My friend and former intern colleague Andrew Munn has raised quite a ruckus over the laggy behavior experience by users of Android. His original contention has been that Android lacks a dedicated UI thread, and thus is unable to compete with systems like iOS that offer such a thread as part of its graphics architecture. This claim has been rebutted by several critics, most comprehensively by Dianne Hackborn of the Android development team.
Yet, there is something still missing from this discussion. Why is it that Android still seems laggy after years of development? This is not a minor discussion, but goes directly to the quality of the user experience of the device. Dianne’s main argument (she has several of them) is that Android’s API model ensures that every app is sandboxed, and that the ability to optimize the graphics is difficult because the hardware is just not there.

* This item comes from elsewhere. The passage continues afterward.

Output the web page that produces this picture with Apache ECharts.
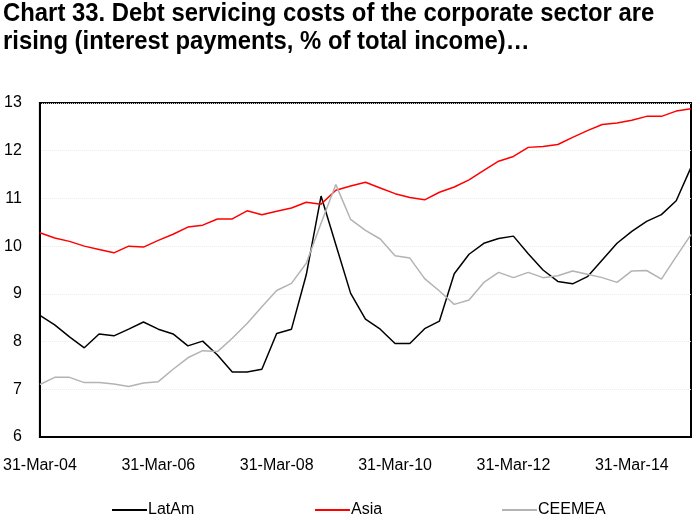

I don’t buy that argument.
Instead, I think she nibbles on the right argument near the end of her piece. In the penultimate paragraph, she describes the similar experience between programming for iOS and programming for Android:
One final thought. I saw an interesting comment from Brent Royal-Gordon on what developers sometimes need to do to achieve 60fps scrolling in iOS lists: “Getting it up to sixty is more difficult—you may have to simplify the cell’s view hierarchy, or delay adding some of the content, or remove text formatting that would otherwise require a more expensive text rendering API, or even rip the subviews out of the cell altogether and draw everything by hand.”